Studying dust behavior in weakly ionized plasmas with magnetic fields via the DRIAD Code.*

Complex plasmas are composed of micron-sized dust particles that are suspended in a

gas with low ionization levels. The charging of these dust particles occurs as a result of

interactions with electrons and ions, and is influenced by factors such as the

temperature of the plasma, the density of the gas, and the strength of electric fields.

Magnetic fields also have an impact on the charging of dust particles and their

subsequent behavior but it is not well understood. The effect is contingent upon the

levels of magnetization exhibited by various charged species present in the complex

plasma. Despite the fact that current theories mainly concentrate on dust particles that

are spherical in shape, practical situations—encountered, for instance, in experiments

related to fusion and in astrophysical settings—often entail dust particles with irregular

shapes. In order to bridge this knowledge gap, an examination into the charging

mechanism of dust aggregates is undertaken.
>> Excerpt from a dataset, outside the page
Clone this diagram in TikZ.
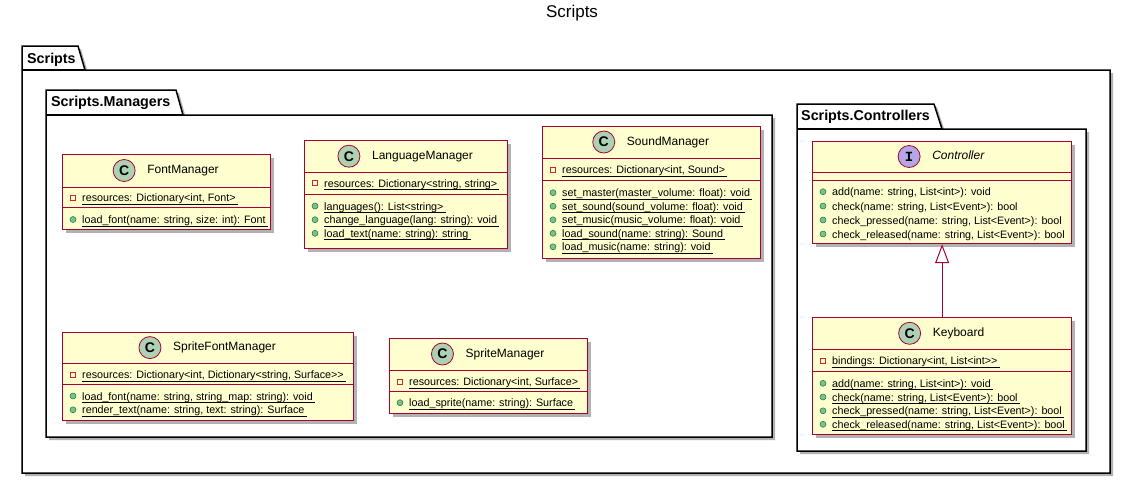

More specifically, we compare how

aggregates become charged in scenarios where no magnetic field is present (B = 0 T)

to situations where a magnetic field is present (0 T < B < 3.5 T). Our analysis takes into

account the variation in the flow of electrons and ions towards specific points on the

surface of the aggregate. The manner in which charge is distributed across the

aggregate's surface results in conflicting torques, ultimately influencing the orientation

and movement of dust particles within the plasma medium.